Several multivariate tests are available for repeated-measures designs. They include the Hotelling-Lawley Trace test, the Pillai-Bartlett Trace test, and the Wilks lambda test. There are also several univariate approaches that could treat repeated measures. The choice of the most powerful statistical test depends on the specific study design and the hypothesis of interest. In our example, we chose the Hotelling-Lawley Trace test, which is recommended for many repeated-measures designs. A detailed discussion of the guidelines for choosing a statistical test for sample-size calculation is available on the GLIMMPSE Web site. The type I error rate is set at 0.05 for our sample-size calculation.

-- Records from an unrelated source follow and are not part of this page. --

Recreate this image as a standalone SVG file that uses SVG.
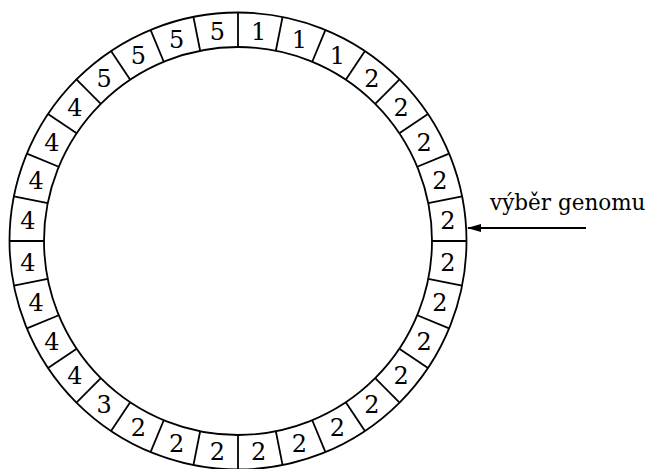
<svg xmlns="http://www.w3.org/2000/svg" xmlns:xlink="http://www.w3.org/1999/xlink" width="653" height="469" viewBox="0 0 653 469">
<style>
.ring{fill:none;stroke:#000;stroke-width:1.8}
.div{stroke:#000;stroke-width:1.8}
.n{font-family:'DejaVu Serif',serif;font-size:24px;fill:#000;text-anchor:middle}
.lbl{font-family:'DejaVu Serif',serif;font-size:21.5px;fill:#000}
.arr{stroke:#000;stroke-width:2}
</style>
<defs>
<line id="d" class="div" x1="238" y1="12.5" x2="238" y2="47"/>
<marker id="ah" markerWidth="14" markerHeight="8" refX="13" refY="4" orient="auto" markerUnits="userSpaceOnUse">
<path d="M0,0 L14,4 L0,8 Z" fill="#000"/>
</marker>
</defs>
<g id="wheel">
<circle class="ring" cx="238" cy="241" r="228.5"/>
<circle class="ring" cx="238" cy="241" r="194"/>
</g>
<g id="dividers">
<use xlink:href="#d"/>
<use xlink:href="#d" transform="rotate(11.25 238 241)"/>
<use xlink:href="#d" transform="rotate(22.5 238 241)"/>
<use xlink:href="#d" transform="rotate(33.75 238 241)"/>
<use xlink:href="#d" transform="rotate(45 238 241)"/>
<use xlink:href="#d" transform="rotate(56.25 238 241)"/>
<use xlink:href="#d" transform="rotate(67.5 238 241)"/>
<use xlink:href="#d" transform="rotate(78.75 238 241)"/>
<use xlink:href="#d" transform="rotate(90 238 241)"/>
<use xlink:href="#d" transform="rotate(101.25 238 241)"/>
<use xlink:href="#d" transform="rotate(112.5 238 241)"/>
<use xlink:href="#d" transform="rotate(123.75 238 241)"/>
<use xlink:href="#d" transform="rotate(135 238 241)"/>
<use xlink:href="#d" transform="rotate(146.25 238 241)"/>
<use xlink:href="#d" transform="rotate(157.5 238 241)"/>
<use xlink:href="#d" transform="rotate(168.75 238 241)"/>
<use xlink:href="#d" transform="rotate(180 238 241)"/>
<use xlink:href="#d" transform="rotate(191.25 238 241)"/>
<use xlink:href="#d" transform="rotate(202.5 238 241)"/>
<use xlink:href="#d" transform="rotate(213.75 238 241)"/>
<use xlink:href="#d" transform="rotate(225 238 241)"/>
<use xlink:href="#d" transform="rotate(236.25 238 241)"/>
<use xlink:href="#d" transform="rotate(247.5 238 241)"/>
<use xlink:href="#d" transform="rotate(258.75 238 241)"/>
<use xlink:href="#d" transform="rotate(270 238 241)"/>
<use xlink:href="#d" transform="rotate(281.25 238 241)"/>
<use xlink:href="#d" transform="rotate(292.5 238 241)"/>
<use xlink:href="#d" transform="rotate(303.75 238 241)"/>
<use xlink:href="#d" transform="rotate(315 238 241)"/>
<use xlink:href="#d" transform="rotate(326.25 238 241)"/>
<use xlink:href="#d" transform="rotate(337.5 238 241)"/>
<use xlink:href="#d" transform="rotate(348.75 238 241)"/>
</g>
<g id="labels">
<text class="n" x="258.7" y="40">1</text>
<text class="n" x="299.3" y="48.1">1</text>
<text class="n" x="337.5" y="63.9">1</text>
<text class="n" x="371.9" y="86.9">2</text>
<text class="n" x="401.1" y="116.1">2</text>
<text class="n" x="424.1" y="150.5">2</text>
<text class="n" x="439.9" y="188.7">2</text>
<text class="n" x="448" y="229.3">2</text>
<text class="n" x="448" y="270.7">2</text>
<text class="n" x="439.9" y="311.3">2</text>
<text class="n" x="424.1" y="349.5">2</text>
<text class="n" x="401.1" y="383.9">2</text>
<text class="n" x="371.9" y="413.1">2</text>
<text class="n" x="337.5" y="436.1">2</text>
<text class="n" x="299.3" y="451.9">2</text>
<text class="n" x="258.7" y="460">2</text>
<text class="n" x="217.3" y="460">2</text>
<text class="n" x="176.7" y="451.9">2</text>
<text class="n" x="138.5" y="436.1">2</text>
<text class="n" x="104.1" y="413.1">3</text>
<text class="n" x="74.9" y="383.9">4</text>
<text class="n" x="51.9" y="349.5">4</text>
<text class="n" x="36.1" y="311.3">4</text>
<text class="n" x="28" y="270.7">4</text>
<text class="n" x="28" y="229.3">4</text>
<text class="n" x="36.1" y="188.7">4</text>
<text class="n" x="51.9" y="150.5">4</text>
<text class="n" x="74.9" y="116.1">4</text>
<text class="n" x="104.1" y="86.9">5</text>
<text class="n" x="138.5" y="63.9">5</text>
<text class="n" x="176.7" y="48.1">5</text>
<text class="n" x="217.3" y="40">5</text>
</g>
<g id="pointer">
<line class="arr" x1="586" y1="228" x2="468" y2="228" marker-end="url(#ah)"/>
<text class="lbl" x="490" y="210">výběr genomu</text>
</g>
</svg>
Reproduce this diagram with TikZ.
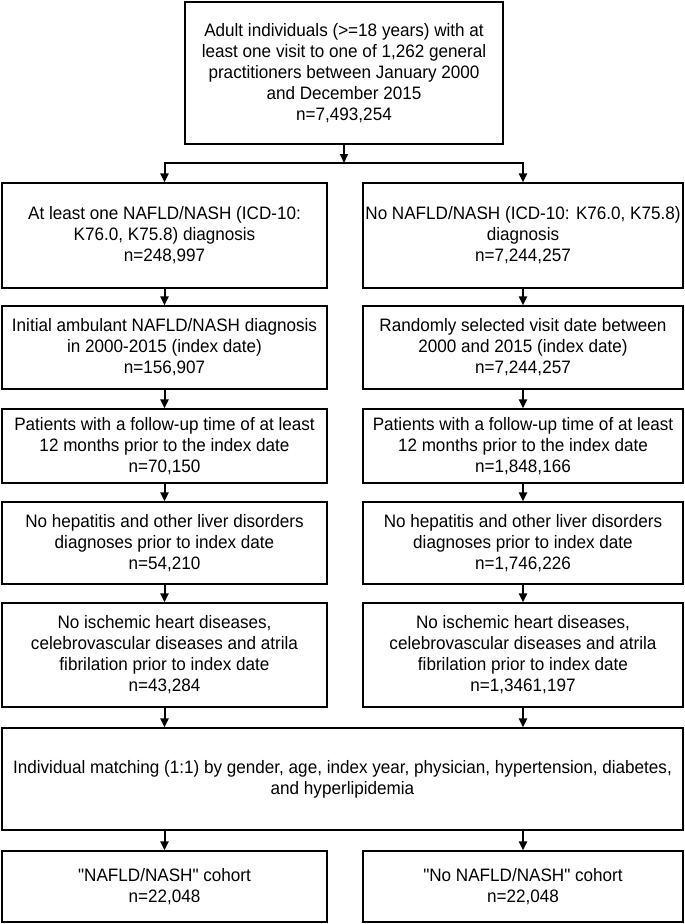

Specify the mean values . Next, the researcher needs to specify the expected mean values for the response variable in each treatment group at each time point. In the study being planned, the researcher expects that the overjet reduction rate with the headgear appliance will be on average 0.3 mm per month. In addition, the researcher considers a clinically important difference to be an average overjet reduction rate of 0.35 mm per month using the Twin-block appliance. Because of the randomization of treatment, we assume that the average overjet at baseline is the same for the 2 treatment groups. Therefore, we input the expected baseline overjet reduction values at 0 for both treatment groups. At 6 months, the expected overjet reduction values are 0.3 × 6 = 1.8 mm for the headgear group, and 0.35 × 6 = 2.1 mm for the Twin-block group. Following the same computation routine, the expected overjet reduction values are 3.6 and 4.2 mm at 12 months, and 5.4 and 6.3 mm at 18 months, for the headgear and Twin-block groups, respectively. For this example, we provide the overjet reduction values instead of the actual overjet values because the former are slightly easier to specify. Providing the actual overjet values will yield the same sample-size value as long as the expected reduction rates are the same.
Specify the standard deviations and correlations . It is assumed that the standard deviations of overjet measurements range from 0.5 to 1.2 mm. To be conservative, we chose 1.2 mm as the input for sample-size calculation. For correlations, we chose to use a linear exponent first-order autoregressive pattern for estimation. The researcher estimates the correlation between 2 overjet measurements that are 6 months apart to be 0.7. Assuming a conservative decay rate of 0.5, we input 0.7 under “Base Correlation” and 0.5 under “Decay Rate” in GLIMMPSE. After specifying the 2 parameters required by the linear exponent first-order autoregressive model, the estimated correlations are generated. The researcher should examine the estimated correlations and adjust the decay rate to find the most suitable correlation pattern for the study being planned.